CCIE DC Written – 1.1.a Link Aggregation – vPC Data Plane


Here is an important question about the data plane with your vPC. Is the vPC peer link (typically an EtherChannel) between your vPC peer switches used for forwarding data traffic? In a “normal” network condition, the answer is no. The vPC peer link is not used for the data traffic of the vPC and is considered to be an extension of the control plane between the vPC peer switches. The vPC peer link carries the following type of traffic:

  • vPC control traffic, such as Cisco FSoE, BPDUs, and LACP messages
  • Flooding traffic, such as broadcast, multicast, and unknown unicast traffic
  • Traffic from orphan ports

So we note that the peer link is used specifically for switch management traffic and occasionally for the data packets from failed network ports. This behavior of our vPCs enables the solution to scale because the bandwidth requirement for the vPC peer link is not directly related to the total bandwidth of all vPC ports.

What about loop prevention? One of the most important forwarding rules for a vPC is exactly about that as I have shown in the illustration above.
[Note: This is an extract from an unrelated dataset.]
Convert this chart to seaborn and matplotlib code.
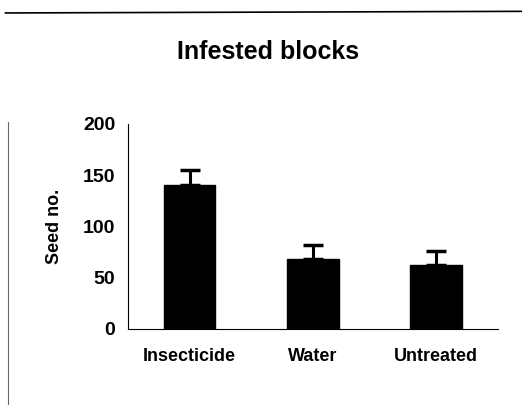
import numpy as np
import pandas as pd
import matplotlib
matplotlib.use("Agg")
import matplotlib.pyplot as plt
import seaborn as sns
from matplotlib.lines import Line2D

# data
treatments = ["Insecticide", "Water", "Untreated"]
seed_no = [140, 68, 62]
seed_se = [15, 14, 14]

df = pd.DataFrame({"treatment": treatments, "seed": seed_no})

sns.set_style("white")
plt.rcParams["font.family"] = ["Liberation Sans", "DejaVu Sans"]
plt.rcParams["font.weight"] = "bold"
plt.rcParams["text.color"] = "black"
plt.rcParams["axes.labelcolor"] = "black"
plt.rcParams["xtick.color"] = "black"
plt.rcParams["ytick.color"] = "black"

fig = plt.figure(figsize=(5.22, 4.05), dpi=100)
ax = fig.add_axes([0.245, 0.188, 0.709, 0.506])

sns.barplot(data=df, x="treatment", y="seed", color="black", width=0.42,
            saturation=1, edgecolor="black", ax=ax)
ax.errorbar(range(len(treatments)), seed_no, yerr=[[0] * 3, seed_se],
            fmt="none", ecolor="black", elinewidth=2.2, capsize=7, capthick=2.5)

ax.set_ylim(0, 200)
ax.set_xlim(-0.5, 2.5)
ax.set_yticks([0, 50, 100, 150, 200])
ax.set_xticks([-0.5, 0.5, 1.5, 2.5], minor=False)
ax.set_xticks([0, 1, 2], minor=True)
ax.set_xticklabels([])
ax.set_xticklabels(treatments, minor=True, fontsize=13, fontweight="bold")
ax.tick_params(axis="x", which="minor", length=0, pad=14)
ax.tick_params(axis="x", which="major", length=3, width=0.8, direction="out")
ax.tick_params(axis="y", length=3, width=0.8, direction="out", labelsize=14, pad=6)
for t in ax.get_yticklabels():
    t.set_fontweight("bold")

ax.set_xlabel("")
ax.set_ylabel("Seed no.", fontsize=13, fontweight="bold", labelpad=14)
for s in ["top", "right"]:
    ax.spines[s].set_visible(False)
for s in ["left", "bottom"]:
    ax.spines[s].set_color("black")
    ax.spines[s].set_linewidth(0.8)

fig.text(0.514, 0.872, "Infested blocks", ha="center", va="center",
         fontsize=18, fontweight="bold")

# frame lines of the scanned panel
fig.add_artist(Line2D([0.01, 1.0], [0.968, 0.972], color="black", lw=1.2))
fig.add_artist(Line2D([0.015, 0.015], [0.0, 0.70], color="black", lw=0.8, alpha=0.6))

fig.savefig("out.png", dpi=100)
Note this sample traffic flow:

  1. A packet enters the vPC peer switch via a vPC member port.
  2. The packet then goes to the other peer switch via the peer link
  3. The packet is then not allowed to exit the switch on the vPC member port.
  4. This packet can exit on any other type of port, such as an L3 port or an orphan port.

This rule prevents the packets that are received on a vPC from being flooded back onto the same vPC by the other peer switch.

What about this traffic from orphan ports? Understand there are two types of orphan ports for this discussion:

  • The first type of orphan port is the one that is connected to an orphan device and is not part of any vPC configuration. For this type of orphan port, normal switch forwarding rules are applied. The traffic for this type of orphan port can use a vPC peer link as a transit link to reach the devices on the other vPC peer switch.
  • The second type of orphan port is the one that is a member of a vPC configuration, but the other peer switch has lost all the associated vPC member ports. For this type of orphan port, the vPC loop avoidance rule is disabled. In this special case, the vPC peer switch will be allowed to forward the traffic that is received on the peer link to one of the remaining active vPC member ports.

CFSoE is used to synchronize the Layer 2 forwarding tables between the vPC peer switches. Therefore, there is no dependency on the regular MAC address learning between the vPC peer switches. CFSoE-based MAC address learning is applicable only to the vPC ports. This method of learning is not used for the ports that are not part of the vPC configuration.

CCIE DC Written – 1.1.a Link Aggregation – vPC Components

virtual port channels

Virtual Port Channel master really does begin with a knowledge of the components that make them up. This post assumes you are familiar with the very basics of virtual port channels – knowledge you have gained through CCNA/CCNP Data Center.

Here are the components of the vPC:

  • vPC peers – two switches that act as a single logical switch to the downstream device.
  • vPC peer link – a link between the vPC peers that is used to synchronize state. Consider two physical links in a port channel. MAC address table synchronization, as well as other control plane, functions synchronize over this link.
  • Cisco Fabric Services – this protocol is responsible for synchronization between the peers. CFSoE is run. STP is modified to keep the peer link ports forwarding.
  • vPC peer keepalive link – Layer 3 communication link between the vPC peers to act as a secondary test of connectivity.
  • vPC – the virtual port channel depicts itself to the downstream device as a single logical switch. The downstream device does not need virtual port channel support. It forms its standard port channel configuration.
  • vPC member ports – a member of the vPC on the vPC peer switch.
  • vPC domain – a numeric identifier for the vPC domain.
  • Orphan device – a device that is connected to only one peer in the vPC.
  • Orphan port – the switchport that connects to an orphan device.
  • vPC VLANs – the VLANs permitted to use the vPC. They must be permitted on the peer link.
  • Non vPC VLANs – the VLANs not permitted on the vPC.